Preparing Your Foster Children to Go Back to School
Some effective tips that will help you prepare your foster child for school
The long vacation in the year can make your child out of his or her daily, school-going routine. The child gets used to wake up late due to sleeping late in the holidays and may take some time getting back to the school routine after the holidays. The child may also be lethargic in the morning to go to school and similar to any kind of change, it will take some time for him or her adjust. This article provides some effective and handy tips which will help you as a foster parent to prepare your child for a new school year.
Read the complete article to learn these tips!

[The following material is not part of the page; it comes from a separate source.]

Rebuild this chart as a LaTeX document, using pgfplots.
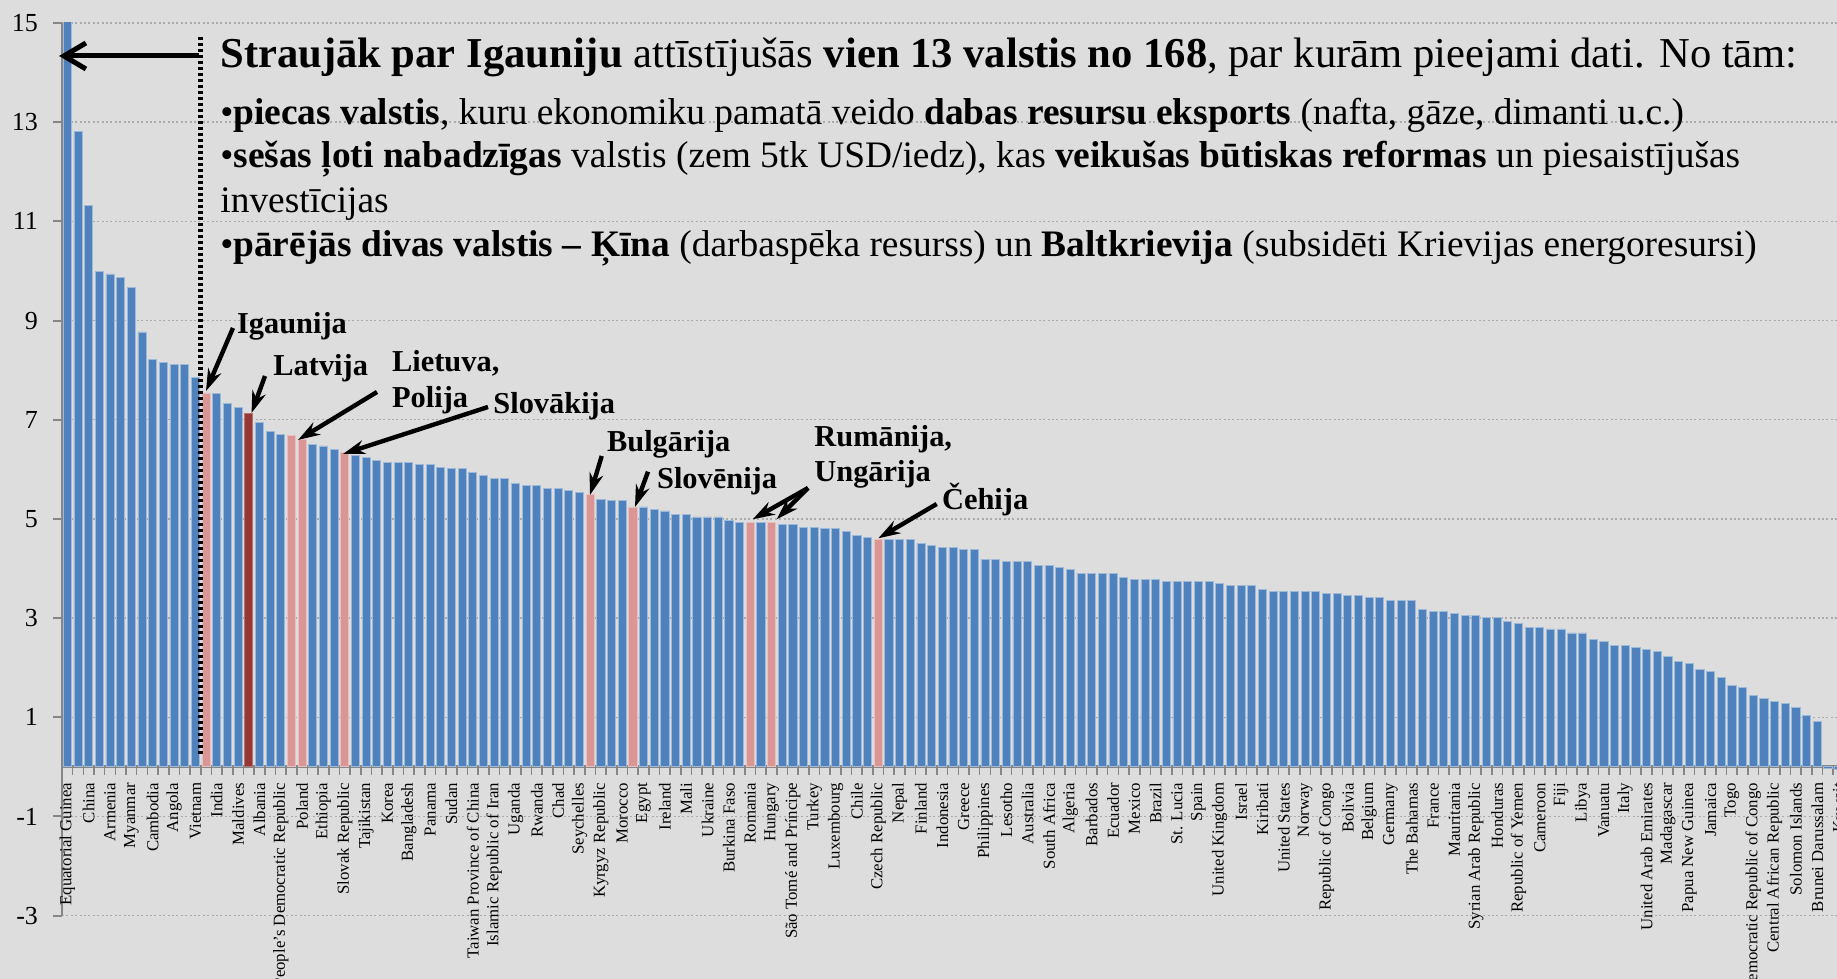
\documentclass[border=0pt]{standalone}
\usepackage{fontspec}
\setmainfont{Liberation Serif}
\usepackage{pgfplots}
\pgfplotsset{compat=1.18}
\usetikzlibrary{arrows.meta}
\definecolor{bg}{HTML}{DDDDDD}
\definecolor{barblue}{HTML}{4F81BD}
\definecolor{barpink}{HTML}{D99694}
\definecolor{barred}{HTML}{953735}
\definecolor{axisgray}{HTML}{868686}
\definecolor{gridgray}{HTML}{AAAAAA}
\begin{document}
\begin{tikzpicture}[x=0.5pt,y=0.5pt]
\fill[bg] (0,0) rectangle (1837,979);
\begin{axis}[
  at={(31pt,31.7pt)}, anchor=south west,
  scale only axis, width=896.3pt, height=446.3pt,
  xmin=0.5, xmax=168.5, ymin=-3, ymax=15,
  enlargelimits=false,
  axis x line=middle, axis y line=left,
  axis line style={-, draw=axisgray, line width=1.4pt},
  ytick={-3,-1,...,15},
  ymajorgrids,
  grid style={draw=gridgray, line width=0.7pt, dash pattern=on 1pt off 1.2pt},
  tick align=outside,
  major tick length=4.5pt,
  ytick style={draw=axisgray, line width=1pt},
  xtick style={draw=none},
  yticklabel style={font=\fontsize{13}{13}\selectfont, text=black, xshift=-4pt},
  /pgf/number format/assume math mode=true,
  xtick={1,3,...,167},
  xticklabels={Equatorial Guinea,China,Armenia,Myanmar,Cambodia,Angola,Vietnam,India,Maldives,Albania,Lao People's Democratic Republic,Poland,Ethiopia,Slovak Republic,Tajikistan,Korea,Bangladesh,Panama,Sudan,Taiwan Province of China,Islamic Republic of Iran,Uganda,Rwanda,Chad,Seychelles,Kyrgyz Republic,Morocco,Egypt,Ireland,Mali,Ukraine,Burkina Faso,Romania,Hungary,São Tomé and Príncipe,Turkey,Luxembourg,Chile,Czech Republic,Nepal,Finland,Indonesia,Greece,Philippines,Lesotho,Australia,South Africa,Algeria,Barbados,Ecuador,Mexico,Brazil,St. Lucia,Spain,United Kingdom,Israel,Kiribati,United States,Norway,Republic of Congo,Bolivia,Belgium,Germany,The Bahamas,France,Mauritania,Syrian Arab Republic,Honduras,Republic of Yemen,Cameroon,Fiji,Libya,Vanuatu,Italy,United Arab Emirates,Madagascar,Papua New Guinea,Jamaica,Togo,Democratic Republic of Congo,Central African Republic,Solomon Islands,Brunei Darussalam,Kuwait},
  xticklabel style={rotate=90, anchor=east, font=\fontsize{8.4}{9}\selectfont, text=black},
  extra x ticks={1.5,2.5,...,167.5},
  extra x tick labels={},
  extra x tick style={xtick style={draw=axisgray, line width=0.8pt}, major tick length=4pt, grid=none},
  ybar, bar width=0.76,
]
\addplot[bar shift=0pt, fill=barblue, draw=barblue!55!white, line width=0.4pt] coordinates {
(1,17.5)(2,12.81)(3,11.32)(4,9.99)(5,9.94)(6,9.86)(7,9.66)(8,8.77)(9,8.21)(10,8.16)(11,8.12)(12,8.12)(13,7.86)
(15,7.53)(16,7.32)(17,7.24)
(19,6.95)(20,6.76)(21,6.71)
(24,6.51)(25,6.47)(26,6.40)
(28,6.28)(29,6.23)(30,6.18)(31,6.13)(32,6.13)(33,6.13)(34,6.09)(35,6.09)(36,6.04)(37,6.01)(38,6.01)(39,5.93)(40,5.88)(41,5.81)(42,5.81)(43,5.72)(44,5.68)(45,5.68)(46,5.61)(47,5.61)(48,5.57)(49,5.53)
(51,5.40)(52,5.37)(53,5.37)
(55,5.24)(56,5.19)(57,5.16)(58,5.09)(59,5.09)(60,5.04)(61,5.04)(62,5.04)(63,4.97)(64,4.92)
(66,4.92)
(68,4.88)(69,4.88)(70,4.83)(71,4.83)(72,4.80)(73,4.80)(74,4.75)(75,4.67)(76,4.63)
(78,4.59)(79,4.59)(80,4.59)(81,4.51)(82,4.47)(83,4.42)(84,4.42)(85,4.39)(86,4.39)(87,4.19)(88,4.19)(89,4.14)(90,4.14)(91,4.14)(92,4.06)(93,4.06)(94,4.02)(95,3.98)(96,3.90)(97,3.90)(98,3.90)(99,3.90)(100,3.82)
(101,3.77)(102,3.77)(103,3.77)(104,3.74)(105,3.74)(106,3.74)(107,3.74)(108,3.74)(109,3.70)(110,3.66)(111,3.66)(112,3.66)(113,3.58)(114,3.54)(115,3.54)(116,3.54)(117,3.54)(118,3.54)(119,3.50)(120,3.50)
(121,3.45)(122,3.45)(123,3.42)(124,3.42)(125,3.35)(126,3.35)(127,3.35)(128,3.18)(129,3.13)(130,3.13)(131,3.09)(132,3.05)(133,3.05)(134,3.02)(135,3.02)(136,2.93)(137,2.90)(138,2.81)(139,2.81)(140,2.78)
(141,2.78)(142,2.70)(143,2.70)(144,2.57)(145,2.53)(146,2.44)(147,2.44)(148,2.41)(149,2.37)(150,2.33)(151,2.22)(152,2.13)(153,2.08)(154,1.97)(155,1.93)(156,1.80)(157,1.65)(158,1.60)(159,1.44)(160,1.37)
(161,1.31)(162,1.28)(163,1.20)(164,1.04)(165,0.92)(166,-0.04)(167,-0.05)
};
\addplot[bar shift=0pt, fill=barpink, draw=barpink!60!white, line width=0.4pt] coordinates {
(14,7.54)(22,6.68)(23,6.60)(27,6.34)(50,5.50)(54,5.24)(65,4.92)(67,4.92)(77,4.59)
};
\addplot[bar shift=0pt, fill=barred, draw=barred!70!white, line width=0.4pt] coordinates {
(18,7.12)
};
\end{axis}
% dotted separator and arrow to the left
\draw[line width=2.5pt, dash pattern=on 1.5pt off 1.5pt] (200,942) -- (200,223);
\draw[line width=2.5pt, -{Straight Barb[length=11pt,width=13pt]}] (199,923) -- (59,923);
% text block
\node[anchor=base west, inner sep=0, font=\fontsize{21.3}{22}\selectfont] at (220,911)
  {\textbf{Straujāk par Igauniju} attīstījušās \textbf{vien 13 valstis no 168}, par kurām pieejami dati. No tām:};
\node[anchor=base west, inner sep=0, font=\fontsize{18.7}{20}\selectfont] at (220,854)
  {•\textbf{piecas valstis}, kuru ekonomiku pamatā veido \textbf{dabas resursu eksports} (nafta, gāze, dimanti u.c.)};
\node[anchor=base west, inner sep=0, font=\fontsize{18.7}{20}\selectfont] at (220,811)
  {•\textbf{sešas ļoti nabadzīgas} valstis (zem 5tk USD/iedz), kas \textbf{veikušas būtiskas reformas} un piesaistījušas};
\node[anchor=base west, inner sep=0, font=\fontsize{18.7}{20}\selectfont] at (220,766)
  {investīcijas};
\node[anchor=base west, inner sep=0, font=\fontsize{18.7}{20}\selectfont] at (220,722)
  {•\textbf{pārējās divas valstis –} \textbf{Ķīna} (darbaspēka resurss) un \textbf{Baltkrievija} (subsidēti Krievijas energoresursi)};
% country annotations
\begin{scope}[line width=2.2pt, -{Stealth[length=11pt,width=7pt]}]
\draw (233,651) -- (206,588);
\draw (265,603) -- (251.5,566);
\draw (377,587) -- (298,539);
\draw (488,572) -- (343,525);
\draw (601.7,523) -- (590,484);
\draw (648,507.3) -- (635,472);
\draw (808,491) -- (752.7,459.7);
\draw (808,491) -- (776.7,459.7);
\draw (936.7,475) -- (878.3,440.7);
\end{scope}
\begin{scope}[every node/.style={anchor=base west, inner sep=0, font=\fontsize{15.2}{16}\selectfont\bfseries}]
\node at (236.7,645) {Igaunija};
\node at (273,603) {Latvija};
\node at (391.7,607.3) {Lietuva,};
\node at (391.7,571.7) {Polija};
\node at (493,565.7) {Slovākija};
\node at (606.7,527.3) {Bulgārija};
\node at (656.7,490.7) {Slovēnija};
\node at (814,532.3) {Rumānija,};
\node at (814,497.3) {Ungārija};
\node at (941.7,469) {Čehija};
\end{scope}
\pgfresetboundingbox
\path[use as bounding box] (0,0) rectangle (1837,979);
\end{tikzpicture}
\end{document}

Back to School for Foster Children – Build Excitement
In addition to attending class and doing homework, the school year will bring chances for fun and exciting moments. Talk to your child in care about the many opportunities that will be available to him. It would help to do research on the school and learn the activities that interest him. If he loves music, try to get him excited about and involved in band, chorus or glee club. If he loves sports, encourage him to try out for basketball, football, tennis or any other athletic team available at the school. Explain the reward gained when he is a part of a team – not to mention how great it can look when he applies for college in the future.
Back to School for Foster Children – Revive Sleep Routine
For your child in care, there will be no more sleeping without alarms during weekdays for a good while. It may take some time, but sending him to bed early is your best bet for a productive day. It is generally known that getting the right amount of rest each night can give the body what it needs to function properly. Determine the best time your child in care should go to bed for a guaranteed good night’s rest, and stick to it – and, if there is a monster in the closet or under the bed, you’ll have to get rid of it immediately so there will be peaceful sleeping for all throughout the night.
Back to School for Foster Children – Get Involved
In addition to receiving progress reports, reach out to your child in care’s teacher to stay on top of how he is doing. He has been through some traumatic experiences; there could be many distractions he may be dealing with, so it’s in his best interest when you are aware of any hurdles he may need help overcoming.